When I was 32, someone mentioned that you should have 1× your salary saved by 30. I had about $14,000. My salary was $72,000. I wasn't close. I remember thinking: is that a real benchmark or did someone just make that up to make me feel bad?
Turns out it's a real benchmark from Fidelity, and I was significantly behind. That reality check was actually useful. It made me specific about what I needed to do instead of vaguely "trying to save more."
The Fidelity Benchmarks (Most Widely Used)
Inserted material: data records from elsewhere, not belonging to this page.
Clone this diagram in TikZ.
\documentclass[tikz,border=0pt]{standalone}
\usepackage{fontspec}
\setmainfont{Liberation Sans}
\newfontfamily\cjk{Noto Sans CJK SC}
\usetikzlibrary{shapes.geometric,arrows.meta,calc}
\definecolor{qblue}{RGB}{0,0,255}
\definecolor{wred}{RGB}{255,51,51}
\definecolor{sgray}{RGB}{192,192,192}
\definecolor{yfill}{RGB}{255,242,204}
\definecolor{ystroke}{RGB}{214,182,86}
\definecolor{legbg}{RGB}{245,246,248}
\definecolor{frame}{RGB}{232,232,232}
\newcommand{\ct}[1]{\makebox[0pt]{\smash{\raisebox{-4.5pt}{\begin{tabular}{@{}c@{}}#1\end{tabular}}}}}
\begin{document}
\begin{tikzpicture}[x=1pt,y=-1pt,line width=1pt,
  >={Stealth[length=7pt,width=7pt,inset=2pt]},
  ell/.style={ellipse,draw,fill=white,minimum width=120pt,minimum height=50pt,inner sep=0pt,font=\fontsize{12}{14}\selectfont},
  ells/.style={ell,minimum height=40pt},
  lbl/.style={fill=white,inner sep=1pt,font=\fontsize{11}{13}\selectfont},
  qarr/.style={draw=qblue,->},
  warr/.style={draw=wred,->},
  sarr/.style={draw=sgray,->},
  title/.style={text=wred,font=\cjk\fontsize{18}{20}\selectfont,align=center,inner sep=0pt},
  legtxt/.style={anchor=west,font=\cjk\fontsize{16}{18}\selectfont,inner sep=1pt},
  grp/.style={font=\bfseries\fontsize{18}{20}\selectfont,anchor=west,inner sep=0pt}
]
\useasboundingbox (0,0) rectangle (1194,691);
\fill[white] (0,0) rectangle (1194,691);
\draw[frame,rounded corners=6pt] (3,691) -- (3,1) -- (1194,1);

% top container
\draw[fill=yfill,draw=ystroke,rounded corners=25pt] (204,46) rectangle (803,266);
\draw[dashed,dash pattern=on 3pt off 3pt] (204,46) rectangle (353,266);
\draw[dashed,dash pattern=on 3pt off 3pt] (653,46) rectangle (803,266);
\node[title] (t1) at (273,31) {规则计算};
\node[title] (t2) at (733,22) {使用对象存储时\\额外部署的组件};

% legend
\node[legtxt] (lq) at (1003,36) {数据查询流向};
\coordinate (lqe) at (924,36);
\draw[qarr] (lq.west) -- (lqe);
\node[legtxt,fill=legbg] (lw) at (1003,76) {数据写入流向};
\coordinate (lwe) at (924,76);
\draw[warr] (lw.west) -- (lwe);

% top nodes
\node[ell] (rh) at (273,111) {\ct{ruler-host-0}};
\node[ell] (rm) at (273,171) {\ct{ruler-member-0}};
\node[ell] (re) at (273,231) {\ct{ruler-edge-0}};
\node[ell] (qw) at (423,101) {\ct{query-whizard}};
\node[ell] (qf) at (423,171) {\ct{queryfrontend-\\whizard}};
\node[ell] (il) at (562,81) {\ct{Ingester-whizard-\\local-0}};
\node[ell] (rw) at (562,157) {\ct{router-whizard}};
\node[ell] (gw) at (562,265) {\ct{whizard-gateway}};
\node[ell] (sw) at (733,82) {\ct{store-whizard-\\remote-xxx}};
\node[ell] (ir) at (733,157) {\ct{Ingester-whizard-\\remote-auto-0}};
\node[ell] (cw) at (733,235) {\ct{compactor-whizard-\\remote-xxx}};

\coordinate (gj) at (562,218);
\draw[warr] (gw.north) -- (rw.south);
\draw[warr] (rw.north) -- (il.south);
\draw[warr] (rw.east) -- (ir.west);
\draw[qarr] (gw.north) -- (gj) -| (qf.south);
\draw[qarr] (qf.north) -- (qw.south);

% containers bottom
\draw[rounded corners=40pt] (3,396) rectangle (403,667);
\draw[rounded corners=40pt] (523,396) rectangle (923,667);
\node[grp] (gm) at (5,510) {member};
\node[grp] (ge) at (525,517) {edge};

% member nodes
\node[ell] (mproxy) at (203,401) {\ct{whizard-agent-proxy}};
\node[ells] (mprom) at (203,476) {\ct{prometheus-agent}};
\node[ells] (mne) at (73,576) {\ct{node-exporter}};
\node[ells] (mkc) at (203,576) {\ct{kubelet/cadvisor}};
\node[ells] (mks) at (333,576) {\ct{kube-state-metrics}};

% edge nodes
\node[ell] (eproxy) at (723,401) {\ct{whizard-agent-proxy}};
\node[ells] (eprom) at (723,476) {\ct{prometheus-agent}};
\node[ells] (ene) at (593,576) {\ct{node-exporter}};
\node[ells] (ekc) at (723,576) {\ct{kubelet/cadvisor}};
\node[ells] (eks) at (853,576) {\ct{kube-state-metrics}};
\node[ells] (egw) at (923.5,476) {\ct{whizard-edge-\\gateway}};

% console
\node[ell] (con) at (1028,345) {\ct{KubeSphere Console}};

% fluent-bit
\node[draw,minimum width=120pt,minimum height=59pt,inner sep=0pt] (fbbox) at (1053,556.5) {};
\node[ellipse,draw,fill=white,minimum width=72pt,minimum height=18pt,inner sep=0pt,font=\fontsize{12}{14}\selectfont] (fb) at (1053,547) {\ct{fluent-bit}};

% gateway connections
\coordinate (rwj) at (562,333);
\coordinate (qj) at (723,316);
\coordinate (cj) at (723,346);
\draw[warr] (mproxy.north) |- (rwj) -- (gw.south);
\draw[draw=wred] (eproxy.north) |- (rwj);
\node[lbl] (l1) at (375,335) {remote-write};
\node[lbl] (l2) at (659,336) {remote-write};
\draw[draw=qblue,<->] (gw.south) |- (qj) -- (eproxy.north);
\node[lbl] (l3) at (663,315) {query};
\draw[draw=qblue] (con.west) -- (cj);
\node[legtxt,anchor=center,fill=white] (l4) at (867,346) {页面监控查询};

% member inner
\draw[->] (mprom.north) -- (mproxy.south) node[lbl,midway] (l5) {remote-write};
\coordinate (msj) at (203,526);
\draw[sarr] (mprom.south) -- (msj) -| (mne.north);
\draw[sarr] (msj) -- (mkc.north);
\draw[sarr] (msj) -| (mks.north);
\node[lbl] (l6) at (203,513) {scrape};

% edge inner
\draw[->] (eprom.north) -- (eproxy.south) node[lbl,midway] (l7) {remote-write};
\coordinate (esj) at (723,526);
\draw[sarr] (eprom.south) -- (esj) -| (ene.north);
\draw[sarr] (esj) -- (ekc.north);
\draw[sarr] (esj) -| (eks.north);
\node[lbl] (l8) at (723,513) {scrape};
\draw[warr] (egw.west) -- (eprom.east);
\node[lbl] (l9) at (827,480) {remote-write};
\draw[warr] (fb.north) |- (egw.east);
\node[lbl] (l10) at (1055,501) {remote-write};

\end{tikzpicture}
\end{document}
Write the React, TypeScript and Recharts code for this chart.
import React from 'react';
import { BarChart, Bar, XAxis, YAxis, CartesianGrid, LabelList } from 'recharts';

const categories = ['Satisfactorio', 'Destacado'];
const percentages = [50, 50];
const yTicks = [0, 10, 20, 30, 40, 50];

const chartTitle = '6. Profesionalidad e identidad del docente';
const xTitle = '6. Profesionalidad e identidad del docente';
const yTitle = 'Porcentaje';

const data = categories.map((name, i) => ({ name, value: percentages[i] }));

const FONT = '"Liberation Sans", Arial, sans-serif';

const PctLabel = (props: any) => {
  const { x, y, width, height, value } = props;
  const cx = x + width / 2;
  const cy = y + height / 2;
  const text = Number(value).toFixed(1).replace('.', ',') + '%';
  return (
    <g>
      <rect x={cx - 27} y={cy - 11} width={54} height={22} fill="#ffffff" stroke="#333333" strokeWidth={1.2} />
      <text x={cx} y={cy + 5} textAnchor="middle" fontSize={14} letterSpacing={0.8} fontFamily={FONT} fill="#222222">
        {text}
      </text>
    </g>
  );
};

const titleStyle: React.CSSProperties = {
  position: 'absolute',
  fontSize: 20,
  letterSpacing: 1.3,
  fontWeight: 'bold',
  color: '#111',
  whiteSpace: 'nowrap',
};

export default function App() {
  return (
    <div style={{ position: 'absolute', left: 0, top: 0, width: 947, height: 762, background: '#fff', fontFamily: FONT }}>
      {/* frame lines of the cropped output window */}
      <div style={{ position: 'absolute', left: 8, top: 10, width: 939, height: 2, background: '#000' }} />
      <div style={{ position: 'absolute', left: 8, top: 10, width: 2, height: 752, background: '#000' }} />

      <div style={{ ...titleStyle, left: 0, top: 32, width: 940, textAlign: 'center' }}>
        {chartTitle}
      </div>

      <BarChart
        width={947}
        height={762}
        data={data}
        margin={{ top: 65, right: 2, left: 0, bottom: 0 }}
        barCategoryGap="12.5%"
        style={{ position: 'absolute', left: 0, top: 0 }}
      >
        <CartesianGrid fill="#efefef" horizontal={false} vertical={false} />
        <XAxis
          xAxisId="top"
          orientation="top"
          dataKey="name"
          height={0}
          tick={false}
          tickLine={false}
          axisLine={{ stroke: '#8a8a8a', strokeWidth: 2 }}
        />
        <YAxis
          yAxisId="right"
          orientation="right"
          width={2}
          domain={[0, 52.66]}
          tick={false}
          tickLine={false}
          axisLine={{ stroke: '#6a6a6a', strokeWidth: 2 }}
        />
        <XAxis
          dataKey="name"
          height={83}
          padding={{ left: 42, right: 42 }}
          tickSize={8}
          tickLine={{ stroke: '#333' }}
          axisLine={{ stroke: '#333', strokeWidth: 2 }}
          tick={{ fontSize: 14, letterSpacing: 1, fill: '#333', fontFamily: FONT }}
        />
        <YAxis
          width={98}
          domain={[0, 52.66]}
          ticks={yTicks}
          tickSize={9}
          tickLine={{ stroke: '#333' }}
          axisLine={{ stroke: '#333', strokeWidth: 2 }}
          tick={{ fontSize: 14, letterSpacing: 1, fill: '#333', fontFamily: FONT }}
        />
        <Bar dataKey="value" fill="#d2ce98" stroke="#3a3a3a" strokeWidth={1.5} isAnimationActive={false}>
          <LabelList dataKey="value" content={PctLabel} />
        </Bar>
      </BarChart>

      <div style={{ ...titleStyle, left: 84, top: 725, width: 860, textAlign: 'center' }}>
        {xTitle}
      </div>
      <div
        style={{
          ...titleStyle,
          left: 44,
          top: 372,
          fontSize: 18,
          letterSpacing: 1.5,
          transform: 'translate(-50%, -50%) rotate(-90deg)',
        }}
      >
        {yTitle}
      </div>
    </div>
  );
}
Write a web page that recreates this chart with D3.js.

| Age | Savings Goal | Multiplier |
|---|---|---|
| 30 | 1× your annual salary | ×1 |
| 35 | 2× your annual salary | ×2 |
| 40 | 3× your annual salary | ×3 |
| 45 | 4× your annual salary | ×4 |
| 50 | 6× your annual salary | ×6 |
| 55 | 7× your annual salary | ×7 |
| 60 | 8× your annual salary | ×8 |
| 67 (retirement) | 10× your annual salary | ×10 |
These assume you want to maintain roughly your current lifestyle in retirement, you retire at 67, and Social Security replaces part of your income. They're a starting point — not a verdict.
What Counts as "Saved"?
Everything in retirement accounts: 401(k), 403(b), IRA, Roth IRA, pension present value, HSA. Not your home equity (you need somewhere to live) or savings you plan to spend before retirement. Just investable assets earmarked for retirement.
What Actually Happens to Most People
Most Americans are behind these benchmarks. That's not failure — it's the norm. Student loans, housing costs, stagnant wages, and the fact that compound interest takes years to become visible all work against people in their 20s and early 30s.
According to Federal Reserve data, the median retirement savings for those aged 35–44 is about $45,000. The mean (average) is over $130,000, skewed by high earners. If you have $50,000 saved at 38, you're around the median. If you have $150,000, you're well ahead of most people your age.
If You're Behind: The Realistic Plan
Being behind doesn't mean you're stuck. The levers are the same regardless of age:
1. Increase your savings rate aggressively.
The most direct solution. Increase 401(k) contributions by 2–3% immediately. Automate a Roth IRA contribution of $583/month ($7,000/year maximum). Every additional percent contributes compounding years of growth.
2. Invest in equities, not just cash.
Many people who are "behind" have their retirement savings in low-growth stable value funds or money market accounts. A 2% return instead of 7% compounds dramatically differently over 20 years. If you're more than 10 years from retirement, most of your retirement savings should be in diversified equity index funds.
3. Plan to work a few years longer.
Working from 65 to 68 instead of 62 to 65 has an enormous mathematical impact:
- Three more years of contributions
- Three more years of investment growth
- Three fewer years of drawing down savings
- Higher Social Security benefit (benefits increase ~8%/year from 62 to 70)
4. Reduce retirement spending targets.
The benchmarks assume you'll maintain your current lifestyle. Many retirees spend significantly less — no commute costs, no work wardrobe, often no mortgage, grown kids. A lower retirement spending target means a lower savings goal.
The Catch-Up Contribution Rules
Once you hit 50, the IRS allows additional "catch-up" contributions:
- 401(k) catch-up: Extra $7,500/year (total: $31,000)
- IRA catch-up: Extra $1,000/year (total: $8,000)
- Starting at age 60–63: Even larger 401(k) catch-up of $11,250 (total: $34,750)
These exist specifically for people who got a late start. Use them.
The Most Important Thing
The benchmarks are a measuring tool, not a judgment. Whether you're at 30% of the target or 150%, knowing where you stand lets you make real decisions instead of vague intentions.
If you're significantly behind, you need to either increase contributions substantially, adjust lifestyle expectations in retirement, or some combination. None of those options are fun. But all of them are better than not knowing.
The Bottom Line
Check your number against the benchmark for your age. If you're on track: stay the course. If you're behind: pick one lever (savings rate, investment allocation, or expected retirement age) and move it. Don't try to fix everything at once. One meaningful change, sustained, does more than five half-measures that don't stick.